Social promotion or “social passing,” which the territory’s education department says it does not officially support, is the practice of pushing students from one grade to the next even if they can’t fulfill the requirements set out in the grade’s curriculum.
“DEAs have been saying for years that social passing has to stop,” said Nikki Eegeesiak, executive director of the Coalition of Nunavut’s DEAs, at the coalition’s annual general meeting at Iqaluit’s Frobisher Inn.
“There’s a big gap in communication at every level,” Eegeesiak told Nunatsiaq News, “from parents, kids, teachers, government—the whole school system.”
For example, if kids are skipping school, Eegeesiak explained, teachers won’t always tell parents, and parents won’t know.
Attendance rates often drop and dropout rates often increase after students get to Grade 10, Eegeesiak said, when students begin writing departmental exams and earning credits towards their high school diploma.
Sometimes, parents don’t know how ill-prepared their children are when they go into Grade 10.
Eegeesiak’s office introduced new terminology recently to reflect this breakdown in communication, changing the term from “dropouts” to “pushouts.”
All too often, blame is pushed around within the education system to explain problems, Eegeesiak said.
“Sometimes it wasn’t the kid’s fault, it wasn’t the teacher’s fault, or parent’s or school’s fault, but it was the whole system’s fault,” she said. “Everybody’s got to be more accountable.”
The gap in communication must be addressed to avoid push-outs, Eegeesiak said.
Social promotion, a controversial practice in Nunavut schools dating back to before the territory’s creation in 1999, can leave students with diminished self-confidence, some say, because they fall further and further behind their classmates.
Kathy Okpik, Nunavut’s deputy minister of education, submitted a letter to Nunatsiaq News in 2012, explaining that the education department does not support social promotion but instead supports something the GN calls “continuous progress.”
“Continuous progress requires that a school team — teachers, parents, principals, school community counsellors and student support teachers — work together to make decisions about the placement of each student,” Okpik wrote.
But in 2013, then-premier, and education minister Eva Aariak defended her department’s policy of keeping students with their age group.
Holding students back should not be a regular procedure, Aariak said.

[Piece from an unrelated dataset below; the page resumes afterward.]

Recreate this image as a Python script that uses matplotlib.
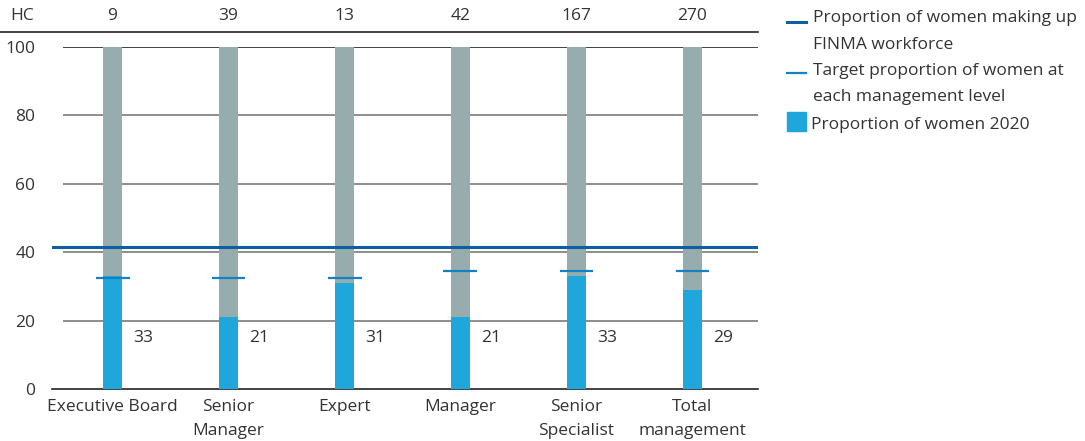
import matplotlib.pyplot as plt
from matplotlib.lines import Line2D
from matplotlib.patches import Rectangle

plt.rcParams['font.family'] = ['Open Sans', 'DejaVu Sans']

# data
categories = ['Executive Board', 'Senior\nManager', 'Expert', 'Manager',
              'Senior\nSpecialist', 'Total\nmanagement']
headcount = [9, 39, 13, 42, 167, 270]
women_2020 = [33, 21, 31, 21, 33, 29]
target = [32.5, 32.5, 32.5, 34.5, 34.5, 34.5]
workforce = 41.5
total = 100

C_GREY = '#97adad'
C_BLUE = '#1fa7dc'
C_WORK = '#0d5fa3'
C_TARGET = '#1581c5'
C_TEXT = '#333333'
FS = 12.5

W, H = 1085, 441
fig = plt.figure(figsize=(W / 100, H / 100), dpi=100)
ax = fig.add_axes([52 / W, (H - 389) / H, 706 / W, 342 / H])

x = list(range(len(categories)))
bw = 19 / 116
ax.bar(x, [total] * len(x), width=bw, color=C_GREY, zorder=2)
ax.bar(x, women_2020, width=bw, color=C_BLUE, zorder=3)

xl = (52 - 112.5) / 116
xr = (758 - 112.5) / 116
ax.set_xlim(xl, xr)
ax.set_ylim(0, 100)

# grid lines
gx0 = (63 - 112.5) / 116
for v in [20, 40, 60, 80]:
    ax.hlines(v, gx0, xr, color='#7a7a7a', lw=1.2, zorder=1)
ax.hlines(100, gx0, xr, color='#222222', lw=1.2, zorder=1)

# workforce line
ax.axhline(workforce, color=C_WORK, lw=2.2, zorder=4)

# target marks
tw = 34 / 116
for xi, t in zip(x, target):
    ax.hlines(t, xi - tw / 2, xi + tw / 2, color=C_TARGET, lw=1.6, zorder=4)

# value labels
for xi, v in zip(x, women_2020):
    ax.text(xi + 0.18, 15, str(v), ha='left', va='center', fontsize=FS, color=C_TEXT)

# headcount row
hc_y = 100 + (47 - 16) / 3.42
for xi, h in zip(x, headcount):
    ax.text(xi, hc_y, str(h), ha='center', va='center', fontsize=FS, color=C_TEXT, clip_on=False)
fig.text(10 / W, 1 - 16 / H, 'HC', ha='left', va='center', fontsize=FS, color=C_TEXT)
fig.add_artist(Line2D([0, 758 / W], [1 - 32 / H, 1 - 32 / H], color='#222222', lw=1.2))

for s in ['top', 'right', 'left']:
    ax.spines[s].set_visible(False)
ax.spines['bottom'].set_color('#222222')
ax.spines['bottom'].set_linewidth(1.2)

ax.set_yticks([0, 20, 40, 60, 80, 100])
ax.tick_params(axis='y', length=0, pad=12, labelsize=FS, labelcolor=C_TEXT)
ax.set_xticks(x)
ax.set_xticklabels(categories, linespacing=1.65)
ax.tick_params(axis='x', length=0, pad=7, labelsize=FS, labelcolor=C_TEXT)

# legend
lx0, lx1 = 787 / W, 806 / W
fig.add_artist(Line2D([lx0, lx1], [1 - 22 / H] * 2, color=C_WORK, lw=2.2))
fig.add_artist(Line2D([lx0, lx1], [1 - 73 / H] * 2, color=C_TARGET, lw=1.6))
fig.add_artist(Rectangle((lx0, 1 - 131 / H), 19 / W, 19 / H, color=C_BLUE,
                         transform=fig.transFigure))
fig.text(813 / W, 1 - 31.5 / H, 'Proportion of women making up\nFINMA workforce',
         ha='left', va='center', fontsize=FS, color=C_TEXT, linespacing=1.85)
fig.text(813 / W, 1 - 84 / H, 'Target proportion of women at\neach management level',
         ha='left', va='center', fontsize=FS, color=C_TEXT, linespacing=1.85)
fig.text(811 / W, 1 - 125 / H, 'Proportion of women 2020',
         ha='left', va='center', fontsize=FS, color=C_TEXT)

fig.savefig('out.png', dpi=100)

And Iqaluit lawyer Anne Crawford, who has been hired as a consultant to help prepare the DEA’s submission to the Education Act review currently under way, wrote in Nunatsiaq News last fall that a directive signed by Aariak in Sept. 2013 makes it “very, very difficult to ‘fail’ a student.”
Some DEA representatives at the coalition’s recent Iqaluit meeting don’t see much positive impact from passing students when they’re not ready.
“We get fewer teachers, dropout rates are high, graduation rates are low,” Mavis Elias Adjun, a parent and DEA representative from Kugluktuk, told Nunatsiaq News Oct. 15. “There are still negative effects of social passing.”
Vicki Aitaok, chair of the Cambridge Bay DEA told Nunatsiaq News, that, as a parent, she actually held her own son back in Grade 2 because she didn’t feel he was ready for Grade 3.
“In fact, I have two children I have held back as a parent,” said Aitaok, an instructor at Nunavut Arctic College in Cambridge Bay.
“As a parent I have that authority to decide if my child should pass or not. And parents have always had that. I don’t believe parents really know about that.”
Aitaok would like to see parents become more involved, rather than wait for administrative directives.
“Parents are not being as active as they need to be, and they’re expecting teachers and the government to make decisions for them, rather than making decisions for themselves and their own children,” she said.
Aitaok recently posted Cambridge Bay school attendance rates on that community’s Facebook page hoping to motivate parents into making sure their children go to school.
“We wanted to show, too, that there are lots of kids going to school — lots and lots of kids,” she said.
Aitaok said she doesn’t yet see the pieces falling into place from the education department’s efforts to get rid of social promotion, but she is hopeful for the future.
“The directive only started this school year, so we’re not expecting [social promotion] to continue,” Aitaok said.
“Whatever happened in the past, happened in the past. We’re just going to try to move forward with the children, and encourage parents to get more involved.”